-- START --

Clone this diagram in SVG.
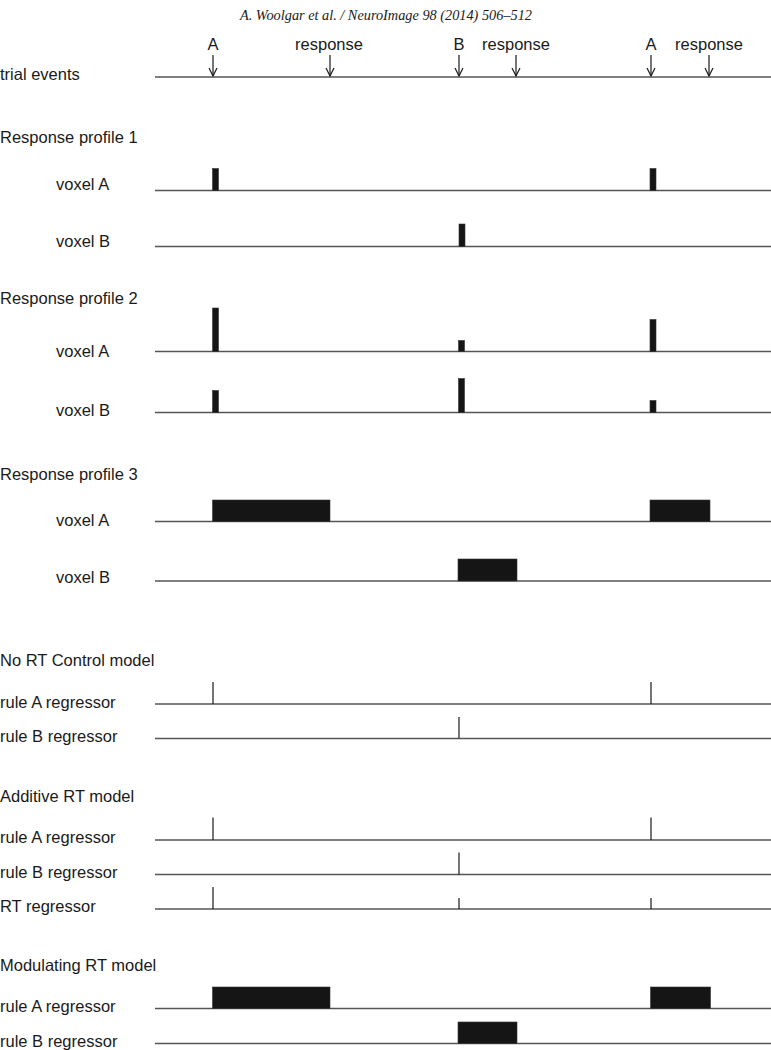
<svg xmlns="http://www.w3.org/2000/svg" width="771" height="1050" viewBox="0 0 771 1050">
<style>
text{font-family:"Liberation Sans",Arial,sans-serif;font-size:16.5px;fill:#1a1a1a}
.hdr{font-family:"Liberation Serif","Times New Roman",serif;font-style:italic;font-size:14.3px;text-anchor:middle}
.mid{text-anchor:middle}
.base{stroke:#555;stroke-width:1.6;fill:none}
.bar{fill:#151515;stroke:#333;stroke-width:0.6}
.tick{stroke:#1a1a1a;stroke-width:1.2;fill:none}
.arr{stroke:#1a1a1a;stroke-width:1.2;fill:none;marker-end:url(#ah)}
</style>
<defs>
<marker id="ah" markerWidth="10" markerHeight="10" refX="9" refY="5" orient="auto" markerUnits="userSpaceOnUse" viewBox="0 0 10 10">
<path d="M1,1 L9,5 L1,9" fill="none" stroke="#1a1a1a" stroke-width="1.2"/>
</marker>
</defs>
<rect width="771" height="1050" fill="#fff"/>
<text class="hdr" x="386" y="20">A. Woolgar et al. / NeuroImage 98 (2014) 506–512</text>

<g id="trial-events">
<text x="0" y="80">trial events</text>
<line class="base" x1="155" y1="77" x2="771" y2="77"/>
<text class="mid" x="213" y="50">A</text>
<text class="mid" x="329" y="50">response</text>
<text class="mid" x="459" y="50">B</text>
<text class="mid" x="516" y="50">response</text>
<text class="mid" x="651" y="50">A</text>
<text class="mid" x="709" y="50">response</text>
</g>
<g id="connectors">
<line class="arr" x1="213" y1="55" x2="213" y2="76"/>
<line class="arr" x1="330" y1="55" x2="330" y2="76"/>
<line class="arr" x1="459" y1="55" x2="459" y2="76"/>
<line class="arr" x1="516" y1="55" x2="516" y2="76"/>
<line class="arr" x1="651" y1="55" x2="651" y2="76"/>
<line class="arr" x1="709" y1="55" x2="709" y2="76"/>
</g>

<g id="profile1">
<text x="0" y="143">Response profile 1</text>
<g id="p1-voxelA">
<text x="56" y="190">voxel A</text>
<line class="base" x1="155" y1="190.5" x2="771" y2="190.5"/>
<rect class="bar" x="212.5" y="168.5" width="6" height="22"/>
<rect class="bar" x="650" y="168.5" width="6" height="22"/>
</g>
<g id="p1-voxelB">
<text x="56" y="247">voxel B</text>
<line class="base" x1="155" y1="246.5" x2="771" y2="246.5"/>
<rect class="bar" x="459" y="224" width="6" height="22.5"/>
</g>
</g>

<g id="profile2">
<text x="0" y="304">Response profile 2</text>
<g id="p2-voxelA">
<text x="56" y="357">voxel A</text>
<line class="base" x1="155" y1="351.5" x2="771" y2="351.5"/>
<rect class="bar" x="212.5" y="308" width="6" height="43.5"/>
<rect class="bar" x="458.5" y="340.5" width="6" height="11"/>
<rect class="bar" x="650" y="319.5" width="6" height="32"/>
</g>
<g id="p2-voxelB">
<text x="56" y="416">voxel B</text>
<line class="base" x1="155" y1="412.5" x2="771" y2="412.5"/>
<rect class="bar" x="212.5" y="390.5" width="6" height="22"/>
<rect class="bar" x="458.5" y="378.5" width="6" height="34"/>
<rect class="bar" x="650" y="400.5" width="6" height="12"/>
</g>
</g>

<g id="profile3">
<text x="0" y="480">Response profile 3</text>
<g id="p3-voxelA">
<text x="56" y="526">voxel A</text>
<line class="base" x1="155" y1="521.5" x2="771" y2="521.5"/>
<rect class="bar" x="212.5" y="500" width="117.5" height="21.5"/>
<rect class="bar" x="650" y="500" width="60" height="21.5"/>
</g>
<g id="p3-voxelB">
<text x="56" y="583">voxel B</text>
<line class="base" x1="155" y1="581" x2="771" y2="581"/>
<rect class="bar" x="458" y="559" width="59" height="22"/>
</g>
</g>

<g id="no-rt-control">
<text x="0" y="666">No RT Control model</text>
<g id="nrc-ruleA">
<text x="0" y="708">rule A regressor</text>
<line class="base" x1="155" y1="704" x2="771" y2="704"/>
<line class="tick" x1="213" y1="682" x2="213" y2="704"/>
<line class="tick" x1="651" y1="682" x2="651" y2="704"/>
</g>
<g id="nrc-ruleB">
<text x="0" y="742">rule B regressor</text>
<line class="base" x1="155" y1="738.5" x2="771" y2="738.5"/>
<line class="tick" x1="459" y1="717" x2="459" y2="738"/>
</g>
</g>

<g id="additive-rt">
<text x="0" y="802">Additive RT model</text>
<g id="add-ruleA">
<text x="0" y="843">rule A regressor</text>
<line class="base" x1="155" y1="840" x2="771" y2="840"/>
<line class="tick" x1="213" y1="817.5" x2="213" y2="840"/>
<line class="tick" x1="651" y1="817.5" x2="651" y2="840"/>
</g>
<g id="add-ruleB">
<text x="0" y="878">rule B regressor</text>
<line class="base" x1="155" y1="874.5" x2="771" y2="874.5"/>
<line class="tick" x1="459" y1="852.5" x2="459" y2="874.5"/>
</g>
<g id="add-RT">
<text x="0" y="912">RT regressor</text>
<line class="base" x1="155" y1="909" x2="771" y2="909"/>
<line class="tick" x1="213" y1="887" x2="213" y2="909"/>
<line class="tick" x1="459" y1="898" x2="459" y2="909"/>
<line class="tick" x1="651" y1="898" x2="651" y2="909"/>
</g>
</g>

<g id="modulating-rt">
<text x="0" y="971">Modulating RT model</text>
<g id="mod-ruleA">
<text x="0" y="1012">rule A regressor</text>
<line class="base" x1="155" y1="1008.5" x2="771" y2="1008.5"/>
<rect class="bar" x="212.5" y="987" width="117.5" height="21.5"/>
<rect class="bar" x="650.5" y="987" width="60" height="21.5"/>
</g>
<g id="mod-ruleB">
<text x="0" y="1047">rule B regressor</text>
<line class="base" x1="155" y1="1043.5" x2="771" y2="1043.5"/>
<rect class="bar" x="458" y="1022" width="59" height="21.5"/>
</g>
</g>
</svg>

-- END --

Goal —
Write out each line of the listing above, exactly, from its first line to the line holding "98 (2014) 506–512</text>", inclusive. Skip the pictures.

Task output —
Clone this diagram in SVG.
<svg xmlns="http://www.w3.org/2000/svg" width="771" height="1050" viewBox="0 0 771 1050">
<style>
text{font-family:"Liberation Sans",Arial,sans-serif;font-size:16.5px;fill:#1a1a1a}
.hdr{font-family:"Liberation Serif","Times New Roman",serif;font-style:italic;font-size:14.3px;text-anchor:middle}
.mid{text-anchor:middle}
.base{stroke:#555;stroke-width:1.6;fill:none}
.bar{fill:#151515;stroke:#333;stroke-width:0.6}
.tick{stroke:#1a1a1a;stroke-width:1.2;fill:none}
.arr{stroke:#1a1a1a;stroke-width:1.2;fill:none;marker-end:url(#ah)}
</style>
<defs>
<marker id="ah" markerWidth="10" markerHeight="10" refX="9" refY="5" orient="auto" markerUnits="userSpaceOnUse" viewBox="0 0 10 10">
<path d="M1,1 L9,5 L1,9" fill="none" stroke="#1a1a1a" stroke-width="1.2"/>
</marker>
</defs>
<rect width="771" height="1050" fill="#fff"/>
<text class="hdr" x="386" y="20">A. Woolgar et al. / NeuroImage 98 (2014) 506–512</text>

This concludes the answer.